RECORDED DATA:
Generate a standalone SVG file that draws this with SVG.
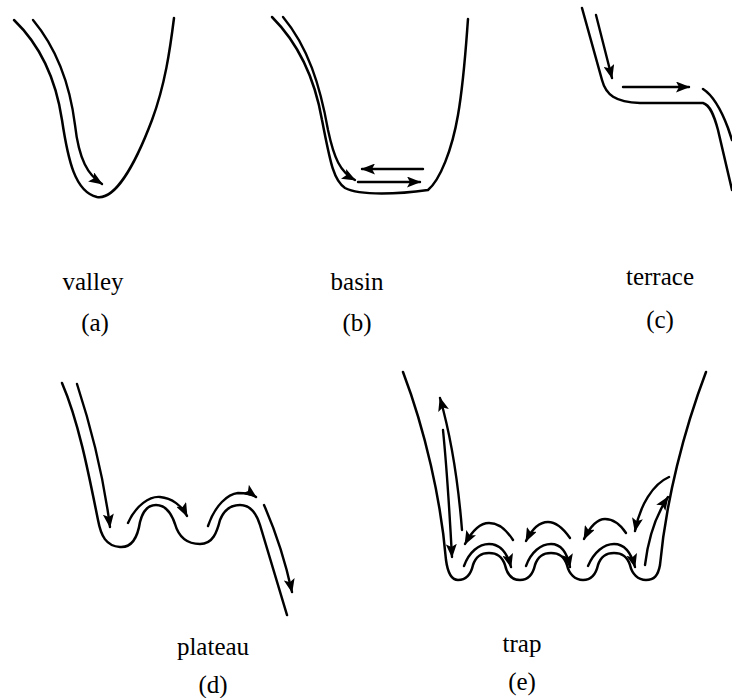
<svg xmlns="http://www.w3.org/2000/svg" width="732" height="698" viewBox="0 0 732 698">
<defs>
<marker id="ah" markerUnits="userSpaceOnUse" markerWidth="14" markerHeight="11" refX="13" refY="5.5" orient="auto">
<path d="M0,0 L14,5.5 L0,11 L3,5.5 Z" fill="#000"/>
</marker>
<style>
.c{fill:none;stroke:#000;stroke-width:2.5;stroke-linecap:round;stroke-linejoin:round}
.a{fill:none;stroke:#000;stroke-width:2.4;stroke-linecap:round;marker-end:url(#ah)}
.t{font-family:"Liberation Serif","Times New Roman",serif;font-size:25px;fill:#000;text-anchor:middle}
</style>
</defs>
<rect width="732" height="698" fill="#fff"/>
<g id="valley">
<path class="c" d="M14,20 C40,45 56,80 62,120 C68,160 75,192 97,197 C115,200 135,165 152,120 C165,85 170,50 174,18"/>
<text class="t" x="93" y="290">valley</text>
<text class="t" x="95" y="331">(a)</text>
</g>
<g id="basin">
<path class="c" d="M272,17 C300,45 315,80 322,120 C330,160 333,180 345,188 C360,196 400,194 428,190 C440,180 452,150 458,115 C464,80 466,45 468,19"/>
<text class="t" x="357" y="290">basin</text>
<text class="t" x="357" y="331">(b)</text>
</g>
<g id="terrace">
<path class="c" d="M582,8 L602,80 C606,95 615,102 640,103 L703,103 C710,105 714,115 718,130 L732,190"/>
<path class="c" d="M703,89 C714,96 722,112 728,128 L732,140"/>
<text class="t" x="660" y="285">terrace</text>
<text class="t" x="660" y="328">(c)</text>
</g>
<g id="plateau">
<path class="c" d="M62,383 C78,420 88,470 98,520 C101,536 106,546 120,547 C133,548 138,535 140,522 C143,510 148,505 156,505 C165,505 171,512 175,524 C179,538 187,544 200,544 C213,544 217,532 220,520 C224,510 230,505 240,505 C250,505 256,512 260,525 L287,615"/>
<text class="t" x="213" y="655">plateau</text>
<text class="t" x="213" y="693">(d)</text>
</g>
<g id="trap">
<path class="c" d="M403,372 C425,430 441,500 446,560 C448,575 452,580 458,580 C466,580 471,574 473,565 C476,556 481,553 489,553 C497,553 502,556 505,565 C507,574 512,580 520,580 C528,580 533,574 535,565 C538,556 543,553 551,553 C559,553 564,556 567,565 C569,574 575,580 583,580 C591,580 596,574 598,565 C601,556 606,553 614,553 C622,553 627,556 630,565 C632,574 638,580 646,580 C654,580 658,576 660,565 C666,500 684,430 706,372"/>
<text class="t" x="522" y="652">trap</text>
<text class="t" x="522" y="690">(e)</text>
</g>
<g id="arrows">
<path class="a" d="M33,20 C58,50 70,85 75,125 C79,160 88,175 102,184"/>
<path class="a" d="M283,17 C308,47 320,85 328,130 C334,158 340,172 355,180"/>
<path class="a" d="M358,182 L420,182"/>
<path class="a" d="M423,169 L362,169"/>
<path class="a" d="M596,15 L612,78"/>
<path class="a" d="M623,87 L689,87"/>
<path class="a" d="M77,384 C92,430 104,480 110,527"/>
<path class="a" d="M128,523 C136,505 150,496 160,497 C172,498 182,506 187,516"/>
<path class="a" d="M208,526 C215,505 228,494 238,493 C246,493 252,494 256,497"/>
<path class="a" d="M264,505 C275,530 285,560 292,592"/>
<path class="a" d="M443,430 C447,470 450,520 452,557"/>
<path class="a" d="M462,530 C458,480 452,440 440,398"/>
<path class="a" d="M513,540 C506,529 498,523 489,523 C480,523 472,531 465,544"/>
<path class="a" d="M464,566 C469,552 479,544 489,544 C499,544 507,552 511,567"/>
<path class="a" d="M570,538 C563,528 556,522 548,522 C540,522 532,529 526,541"/>
<path class="a" d="M526,566 C531,552 541,544 551,544 C561,544 567,552 570,567"/>
<path class="a" d="M626,533 C620,524 613,519 605,519 C597,519 590,527 584,539"/>
<path class="a" d="M588,566 C594,552 604,544 614,544 C624,544 631,552 635,567"/>
<path class="a" d="M669,477 C653,484 640,505 635,531"/>
<path class="a" d="M645,565 C648,540 656,515 668,497"/>
</g>
</svg>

TASK: Restate the whole listing above exactly, please, omitting every image.

EXERCISE RESULT:
Generate a standalone SVG file that draws this with SVG.
<svg xmlns="http://www.w3.org/2000/svg" width="732" height="698" viewBox="0 0 732 698">
<defs>
<marker id="ah" markerUnits="userSpaceOnUse" markerWidth="14" markerHeight="11" refX="13" refY="5.5" orient="auto">
<path d="M0,0 L14,5.5 L0,11 L3,5.5 Z" fill="#000"/>
</marker>
<style>
.c{fill:none;stroke:#000;stroke-width:2.5;stroke-linecap:round;stroke-linejoin:round}
.a{fill:none;stroke:#000;stroke-width:2.4;stroke-linecap:round;marker-end:url(#ah)}
.t{font-family:"Liberation Serif","Times New Roman",serif;font-size:25px;fill:#000;text-anchor:middle}
</style>
</defs>
<rect width="732" height="698" fill="#fff"/>
<g id="valley">
<path class="c" d="M14,20 C40,45 56,80 62,120 C68,160 75,192 97,197 C115,200 135,165 152,120 C165,85 170,50 174,18"/>
<text class="t" x="93" y="290">valley</text>
<text class="t" x="95" y="331">(a)</text>
</g>
<g id="basin">
<path class="c" d="M272,17 C300,45 315,80 322,120 C330,160 333,180 345,188 C360,196 400,194 428,190 C440,180 452,150 458,115 C464,80 466,45 468,19"/>
<text class="t" x="357" y="290">basin</text>
<text class="t" x="357" y="331">(b)</text>
</g>
<g id="terrace">
<path class="c" d="M582,8 L602,80 C606,95 615,102 640,103 L703,103 C710,105 714,115 718,130 L732,190"/>
<path class="c" d="M703,89 C714,96 722,112 728,128 L732,140"/>
<text class="t" x="660" y="285">terrace</text>
<text class="t" x="660" y="328">(c)</text>
</g>
<g id="plateau">
<path class="c" d="M62,383 C78,420 88,470 98,520 C101,536 106,546 120,547 C133,548 138,535 140,522 C143,510 148,505 156,505 C165,505 171,512 175,524 C179,538 187,544 200,544 C213,544 217,532 220,520 C224,510 230,505 240,505 C250,505 256,512 260,525 L287,615"/>
<text class="t" x="213" y="655">plateau</text>
<text class="t" x="213" y="693">(d)</text>
</g>
<g id="trap">
<path class="c" d="M403,372 C425,430 441,500 446,560 C448,575 452,580 458,580 C466,580 471,574 473,565 C476,556 481,553 489,553 C497,553 502,556 505,565 C507,574 512,580 520,580 C528,580 533,574 535,565 C538,556 543,553 551,553 C559,553 564,556 567,565 C569,574 575,580 583,580 C591,580 596,574 598,565 C601,556 606,553 614,553 C622,553 627,556 630,565 C632,574 638,580 646,580 C654,580 658,576 660,565 C666,500 684,430 706,372"/>
<text class="t" x="522" y="652">trap</text>
<text class="t" x="522" y="690">(e)</text>
</g>
<g id="arrows">
<path class="a" d="M33,20 C58,50 70,85 75,125 C79,160 88,175 102,184"/>
<path class="a" d="M283,17 C308,47 320,85 328,130 C334,158 340,172 355,180"/>
<path class="a" d="M358,182 L420,182"/>
<path class="a" d="M423,169 L362,169"/>
<path class="a" d="M596,15 L612,78"/>
<path class="a" d="M623,87 L689,87"/>
<path class="a" d="M77,384 C92,430 104,480 110,527"/>
<path class="a" d="M128,523 C136,505 150,496 160,497 C172,498 182,506 187,516"/>
<path class="a" d="M208,526 C215,505 228,494 238,493 C246,493 252,494 256,497"/>
<path class="a" d="M264,505 C275,530 285,560 292,592"/>
<path class="a" d="M443,430 C447,470 450,520 452,557"/>
<path class="a" d="M462,530 C458,480 452,440 440,398"/>
<path class="a" d="M513,540 C506,529 498,523 489,523 C480,523 472,531 465,544"/>
<path class="a" d="M464,566 C469,552 479,544 489,544 C499,544 507,552 511,567"/>
<path class="a" d="M570,538 C563,528 556,522 548,522 C540,522 532,529 526,541"/>
<path class="a" d="M526,566 C531,552 541,544 551,544 C561,544 567,552 570,567"/>
<path class="a" d="M626,533 C620,524 613,519 605,519 C597,519 590,527 584,539"/>
<path class="a" d="M588,566 C594,552 604,544 614,544 C624,544 631,552 635,567"/>
<path class="a" d="M669,477 C653,484 640,505 635,531"/>
<path class="a" d="M645,565 C648,540 656,515 668,497"/>
</g>
</svg>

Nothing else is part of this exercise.